Tally the lines that contain the string "matplotlib" and state that total without comment.

---------- DATASET EXTRACT

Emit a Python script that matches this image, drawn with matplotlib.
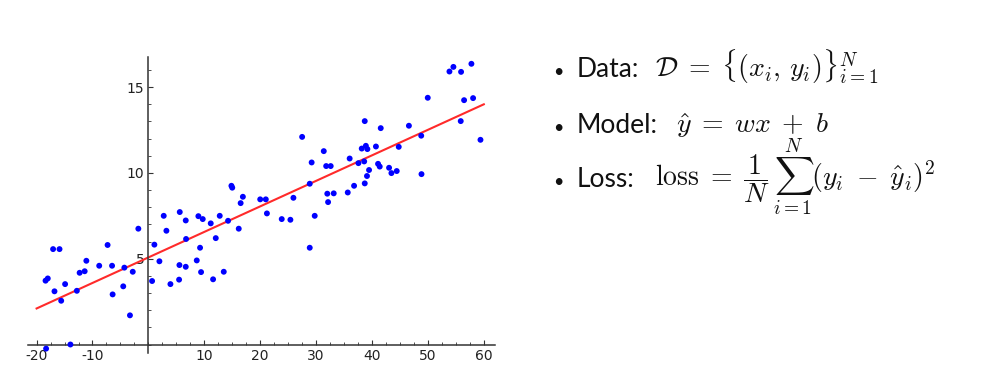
import matplotlib
matplotlib.use("Agg")
import matplotlib.pyplot as plt
from matplotlib.ticker import MultipleLocator

# scatter data
x_vals = [-18.4, -18.0, -18.3, -17.05, -15.9, -16.8, -15.6, -14.9, -13.95, -12.8,
          -12.3, -11.4, -11.1, -8.8, -7.3, -6.5, -6.4, -4.5, -4.3, -3.3,
          -2.8, -1.8, 0.66, 1.07, 1.97, 2.74, 3.22, 3.94, 5.49, 5.55,
          5.61, 6.68, 6.68, 6.74, 8.65, 8.94, 9.24, 9.42, 9.72, 11.15,
          11.57, 12.05, 12.76, 13.48, 14.25, 14.85, 15.0, 16.16, 16.5, 16.9,
          20.0, 21.0, 21.2, 23.85, 25.4, 25.94, 27.5, 28.86, 28.86, 29.2,
          29.75, 31.37, 31.8, 32.0, 32.14, 32.61, 33.15, 35.66, 36.0, 36.79,
          37.57, 38.16, 38.6, 38.7, 38.7, 38.9, 39.1, 39.17, 39.47, 40.7,
          41.08, 41.38, 41.56, 43.05, 43.47, 44.42, 44.78, 46.6, 48.8, 48.85,
          49.97, 53.85, 54.56, 55.93, 55.87, 56.47, 57.78, 58.08, 59.4]
y_vals = [3.72, 3.85, -0.24, 5.56, 5.56, 3.10, 2.55, 3.52, 0.0, 3.13,
          4.18, 4.27, 4.88, 4.59, 5.80, 4.59, 2.92, 3.39, 4.48, 1.70,
          4.24, 6.75, 3.70, 5.82, 4.85, 7.50, 6.63, 3.52, 3.78, 4.63,
          7.72, 4.53, 7.23, 6.15, 4.90, 7.48, 5.64, 4.22, 7.31, 7.06,
          3.80, 6.20, 7.50, 4.24, 7.21, 9.25, 9.14, 6.75, 8.24, 8.61,
          8.46, 8.46, 7.64, 7.31, 7.27, 8.55, 12.1, 5.64, 9.37, 10.61,
          7.50, 11.27, 10.40, 8.79, 8.30, 10.40, 8.81, 8.86, 10.84, 9.25,
          10.57, 11.42, 10.67, 13.02, 9.39, 11.58, 9.82, 11.39, 10.17, 11.54,
          10.53, 10.37, 12.61, 10.30, 9.99, 10.11, 11.52, 12.75, 12.17, 9.93,
          14.38, 15.91, 16.18, 15.89, 13.02, 14.24, 16.36, 14.36, 11.93]

# fitted line end points
line_x = [-20, 60]
line_y = [2.1, 14.0]

x_ticks = [-20, -10, 10, 20, 30, 40, 50, 60]
y_ticks = [5, 10, 15]

labels = ["Data:", "Model:", "Loss:"]
formulas = [
    r"$\mathcal{D}\;=\;\{(x_i,\, y_i)\}_{i=1}^{N}$",
    r"$\hat{y}\;=\;wx\;+\;b$",
    r"$\mathrm{loss}\;=\;\dfrac{1}{N}\,\sum_{i=1}^{N}(y_i\;-\;\hat{y}_i)^2$",
]

plt.rcParams['mathtext.fontset'] = 'cm'
plt.rcParams['axes.unicode_minus'] = False

fig = plt.figure(figsize=(9.91, 3.82), dpi=100)
ax = fig.add_axes([0.0279, 0.0757, 0.4716, 0.7748])

ax.scatter(x_vals, y_vals, s=18, c='#0000ff', edgecolors='none', zorder=3)
ax.plot(line_x, line_y, color='#ff2a2a', lw=1.5, zorder=2)

ax.set_xlim(-21.6, 62)
ax.set_ylim(-0.5, 16.75)

ax.spines['left'].set_position(('data', 0))
ax.spines['bottom'].set_position(('data', 0))
ax.spines['top'].set_visible(False)
ax.spines['right'].set_visible(False)
for s in ['left', 'bottom']:
    ax.spines[s].set_color('#333333')
    ax.spines[s].set_linewidth(1.1)

ax.set_xticks(x_ticks)
ax.set_yticks(y_ticks)
ax.xaxis.set_minor_locator(MultipleLocator(2.5))
ax.yaxis.set_minor_locator(MultipleLocator(1))
ax.tick_params(which='both', direction='in', color='#333333', labelcolor='#222222',
               labelsize=10)
ax.tick_params(which='major', length=3.5, width=0.8, pad=3)
ax.tick_params(which='minor', length=2.2, width=0.6)

# right hand text: bullet, label, formula
baselines = [76.7, 133, 186.7]
math_x = [655, 676, 655]
for label, formula, by, mx in zip(labels, formulas, baselines, math_x):
    yf = 1 - by / 382
    fig.text(553 / 991, yf, "\u2022", fontsize=13, family='Lato', color='#111111', va='baseline')
    fig.text(577 / 991, yf, label, fontsize=19, family='Lato',
             color='#111111', va='baseline')
    fig.text(mx / 991, yf, formula, fontsize=20, color='#111111', va='baseline')

fig.savefig("out.png", dpi=100)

--------------------

**THE OUTPUT**
5